5. The thread control and calling method of the MVP processor according to claim 4, wherein the queuing discipline of the program queue in the step C) is first-in-first-out (FIFO).

6. The thread control and calling method of the MVP processor according to claim 5, further comprising the following step:

E) allowing the ithread threads to retreat from the hardware thread time slots on which the ithread threads operate and enabling the thread timer interrupt of the time slots, when the ithread threads are finished or wait for an event for the continuous execution of the ithread threads.

7. The thread control and calling method of the MVP processor according to claim 6, further comprising the following step:

F) allowing the hardware thread management unit to detect whether the valid state of the ithread threads in the program queue of the hardware thread management unit is cleared, and removing the ithread threads if so and maintaining the ithread threads if not.

8. The thread control and calling method of the MVP processor according to claim 7, wherein in the step B), when the operating thread operates under the kernel mode of the processor, a driver of the thread directly generates the ithread call instructions and sends the ithread call instructions to an instruction queue of the hardware thread management unit.

9. The thread control and calling method of the MVP processor according to claim 7, wherein in the step B), when the operating thread operates under the user mode of the processor, virtual pthread received by an operating system (OS) symmetric multi-processing (SMP) scheduler is created to operate and produce the ithread call instructions and send the ithread call instructions to the instruction queue of the hardware thread management unit, in which the pthread is an OS thread.
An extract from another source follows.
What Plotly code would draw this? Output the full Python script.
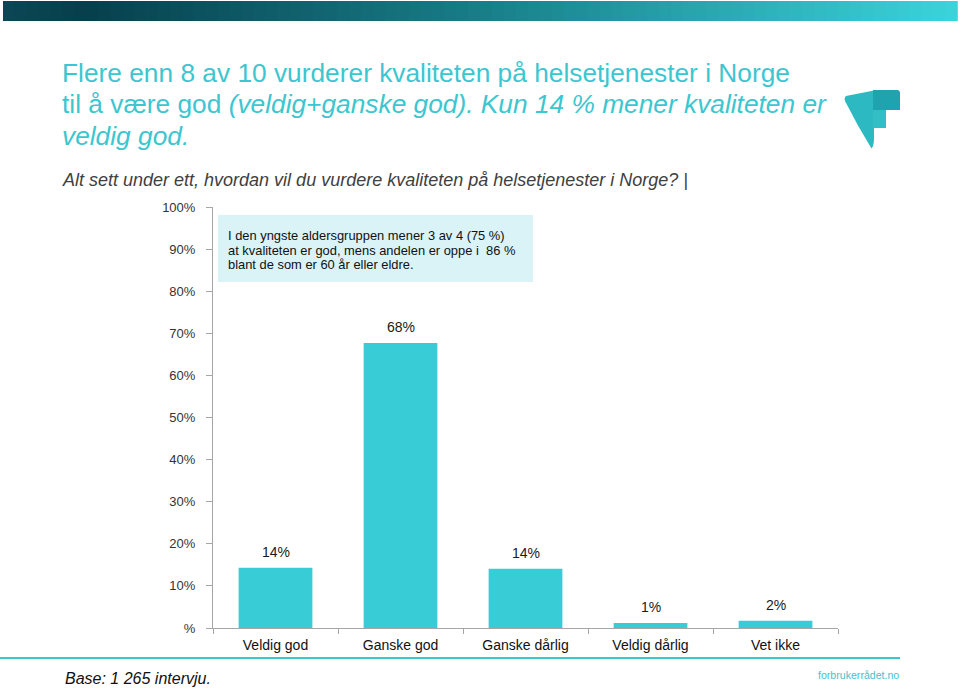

10. An MVP processor, comprising a plurality of parallel processor hardware inner cores configured to operate threads and system thread management units configured to manage the threads in the processor and allocate the threads to the processor hardware inner cores for operation, further comprising hardware thread management units configured to receive and manage ithread threads generated by an operating thread and allocate the ithread threads to idle processor hardware inner cores for operation by means of coprocessor threads, the hardware thread management units connected with the plurality of parallel processor inner cores respectively.

11. The MVP processor according to claim 10, wherein the hardware thread management unit receives the ithread call instructions generated by the operating thread on the processor hardware inner core and sends called and ready threads to the plurality of processor hardware inner cores for operation.

12. The MVP processor according to claim 11, wherein the hardware thread management unit also transmits the state of the called thread to a system thread management unit though a third data line.

13. The MVP processor according to claim 12, wherein the plurality of processor hardware inner cores also respectively transmit pthread/ithread call instructions generated by the threads operating under the user state to the system thread management units through respective fourth data lines.

14. The MVP processor according to claim 13, wherein the plurality of processor hardware inner cores and the system thread management units are respectively connected with each other through timer interrupt request signal lines for transmitting timer interrupt signals of respective hardware inner cores.